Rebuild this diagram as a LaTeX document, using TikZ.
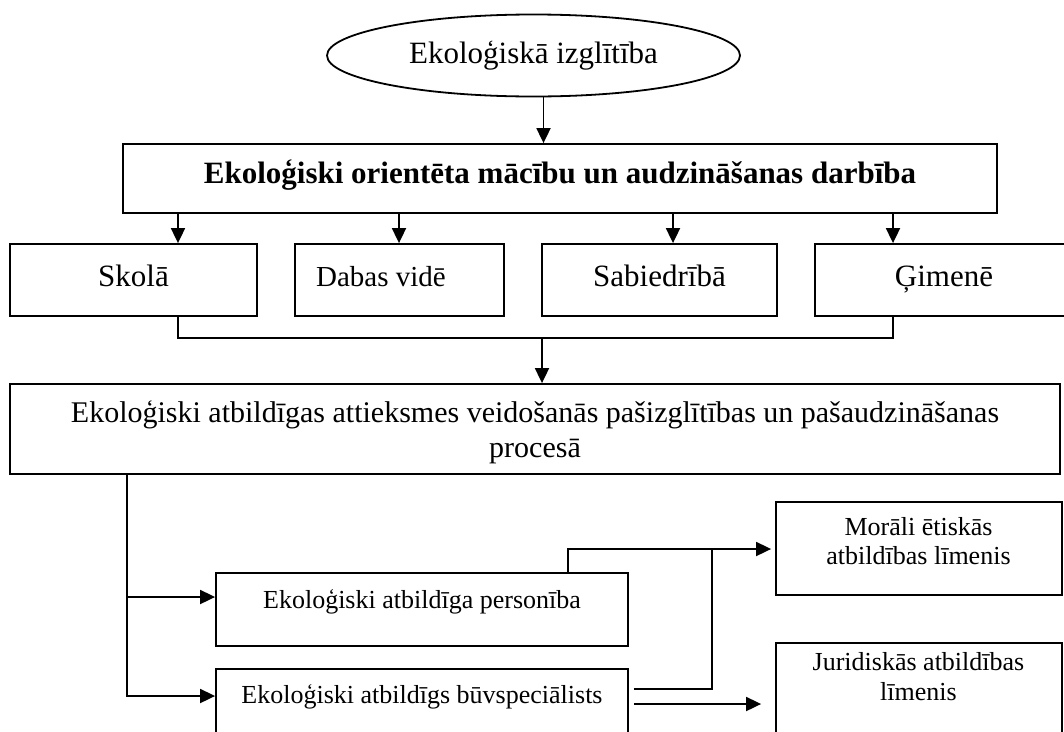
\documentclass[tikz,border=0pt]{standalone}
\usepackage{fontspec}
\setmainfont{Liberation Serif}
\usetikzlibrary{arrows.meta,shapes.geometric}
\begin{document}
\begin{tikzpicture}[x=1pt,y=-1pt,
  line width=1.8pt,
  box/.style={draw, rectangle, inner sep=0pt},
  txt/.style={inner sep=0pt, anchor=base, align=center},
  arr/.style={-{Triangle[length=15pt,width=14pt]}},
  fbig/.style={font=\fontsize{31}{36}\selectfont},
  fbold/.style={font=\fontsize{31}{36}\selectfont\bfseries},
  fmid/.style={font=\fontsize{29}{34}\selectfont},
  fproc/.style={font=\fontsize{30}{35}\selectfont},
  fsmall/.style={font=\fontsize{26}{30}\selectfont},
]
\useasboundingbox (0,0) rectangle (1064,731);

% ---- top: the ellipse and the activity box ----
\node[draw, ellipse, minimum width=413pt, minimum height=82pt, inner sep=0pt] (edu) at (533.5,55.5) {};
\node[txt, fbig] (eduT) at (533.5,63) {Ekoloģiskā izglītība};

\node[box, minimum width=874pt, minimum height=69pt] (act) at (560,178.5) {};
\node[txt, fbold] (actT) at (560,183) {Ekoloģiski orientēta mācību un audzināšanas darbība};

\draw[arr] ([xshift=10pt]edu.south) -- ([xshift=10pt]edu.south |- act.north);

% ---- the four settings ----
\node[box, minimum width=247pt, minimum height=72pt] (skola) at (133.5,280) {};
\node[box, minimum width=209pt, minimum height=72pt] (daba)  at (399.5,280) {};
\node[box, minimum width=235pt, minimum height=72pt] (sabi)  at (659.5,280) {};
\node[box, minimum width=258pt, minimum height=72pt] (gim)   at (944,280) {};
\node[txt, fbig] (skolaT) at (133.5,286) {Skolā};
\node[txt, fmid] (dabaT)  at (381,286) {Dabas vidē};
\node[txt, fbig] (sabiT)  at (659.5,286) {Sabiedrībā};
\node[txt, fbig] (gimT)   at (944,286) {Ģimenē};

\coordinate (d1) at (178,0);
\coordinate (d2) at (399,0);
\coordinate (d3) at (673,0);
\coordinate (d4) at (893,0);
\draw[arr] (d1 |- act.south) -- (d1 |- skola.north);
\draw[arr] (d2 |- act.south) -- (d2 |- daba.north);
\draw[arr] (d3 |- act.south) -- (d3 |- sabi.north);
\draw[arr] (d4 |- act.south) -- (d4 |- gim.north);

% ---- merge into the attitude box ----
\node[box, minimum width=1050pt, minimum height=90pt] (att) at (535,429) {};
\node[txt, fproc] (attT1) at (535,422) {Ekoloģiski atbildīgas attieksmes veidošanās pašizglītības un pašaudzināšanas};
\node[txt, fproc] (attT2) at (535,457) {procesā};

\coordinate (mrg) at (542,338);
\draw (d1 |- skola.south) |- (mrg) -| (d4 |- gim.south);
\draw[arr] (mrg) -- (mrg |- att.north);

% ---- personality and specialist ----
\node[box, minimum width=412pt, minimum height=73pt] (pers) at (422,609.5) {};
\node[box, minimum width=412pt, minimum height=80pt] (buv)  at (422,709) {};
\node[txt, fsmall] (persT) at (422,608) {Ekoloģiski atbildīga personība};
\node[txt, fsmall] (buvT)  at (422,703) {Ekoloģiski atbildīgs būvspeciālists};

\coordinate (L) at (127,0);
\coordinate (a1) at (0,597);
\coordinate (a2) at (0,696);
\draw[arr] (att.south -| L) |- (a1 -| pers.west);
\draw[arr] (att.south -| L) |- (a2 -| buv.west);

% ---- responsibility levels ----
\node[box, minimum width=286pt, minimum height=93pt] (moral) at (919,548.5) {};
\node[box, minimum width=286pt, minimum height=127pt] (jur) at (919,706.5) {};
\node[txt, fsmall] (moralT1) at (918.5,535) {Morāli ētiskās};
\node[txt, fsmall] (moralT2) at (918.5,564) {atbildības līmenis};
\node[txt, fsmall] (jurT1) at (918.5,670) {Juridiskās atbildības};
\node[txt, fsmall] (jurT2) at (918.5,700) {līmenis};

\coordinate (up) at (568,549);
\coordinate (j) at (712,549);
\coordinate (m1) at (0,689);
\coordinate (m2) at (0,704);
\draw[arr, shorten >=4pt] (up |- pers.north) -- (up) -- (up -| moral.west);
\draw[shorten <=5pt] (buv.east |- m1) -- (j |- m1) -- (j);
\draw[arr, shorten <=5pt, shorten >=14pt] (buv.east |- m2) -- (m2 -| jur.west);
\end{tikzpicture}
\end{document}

---

■ PROBLEM TO SOLVE
Exactly restate the lines from the beginning of the data through the line with "([xshift=10pt]edu.south |- act.north);", and no others, keeping pictures out.

■ SOLVED PROBLEM
Rebuild this diagram as a LaTeX document, using TikZ.
\documentclass[tikz,border=0pt]{standalone}
\usepackage{fontspec}
\setmainfont{Liberation Serif}
\usetikzlibrary{arrows.meta,shapes.geometric}
\begin{document}
\begin{tikzpicture}[x=1pt,y=-1pt,
  line width=1.8pt,
  box/.style={draw, rectangle, inner sep=0pt},
  txt/.style={inner sep=0pt, anchor=base, align=center},
  arr/.style={-{Triangle[length=15pt,width=14pt]}},
  fbig/.style={font=\fontsize{31}{36}\selectfont},
  fbold/.style={font=\fontsize{31}{36}\selectfont\bfseries},
  fmid/.style={font=\fontsize{29}{34}\selectfont},
  fproc/.style={font=\fontsize{30}{35}\selectfont},
  fsmall/.style={font=\fontsize{26}{30}\selectfont},
]
\useasboundingbox (0,0) rectangle (1064,731);

% ---- top: the ellipse and the activity box ----
\node[draw, ellipse, minimum width=413pt, minimum height=82pt, inner sep=0pt] (edu) at (533.5,55.5) {};
\node[txt, fbig] (eduT) at (533.5,63) {Ekoloģiskā izglītība};

\node[box, minimum width=874pt, minimum height=69pt] (act) at (560,178.5) {};
\node[txt, fbold] (actT) at (560,183) {Ekoloģiski orientēta mācību un audzināšanas darbība};

\draw[arr] ([xshift=10pt]edu.south) -- ([xshift=10pt]edu.south |- act.north);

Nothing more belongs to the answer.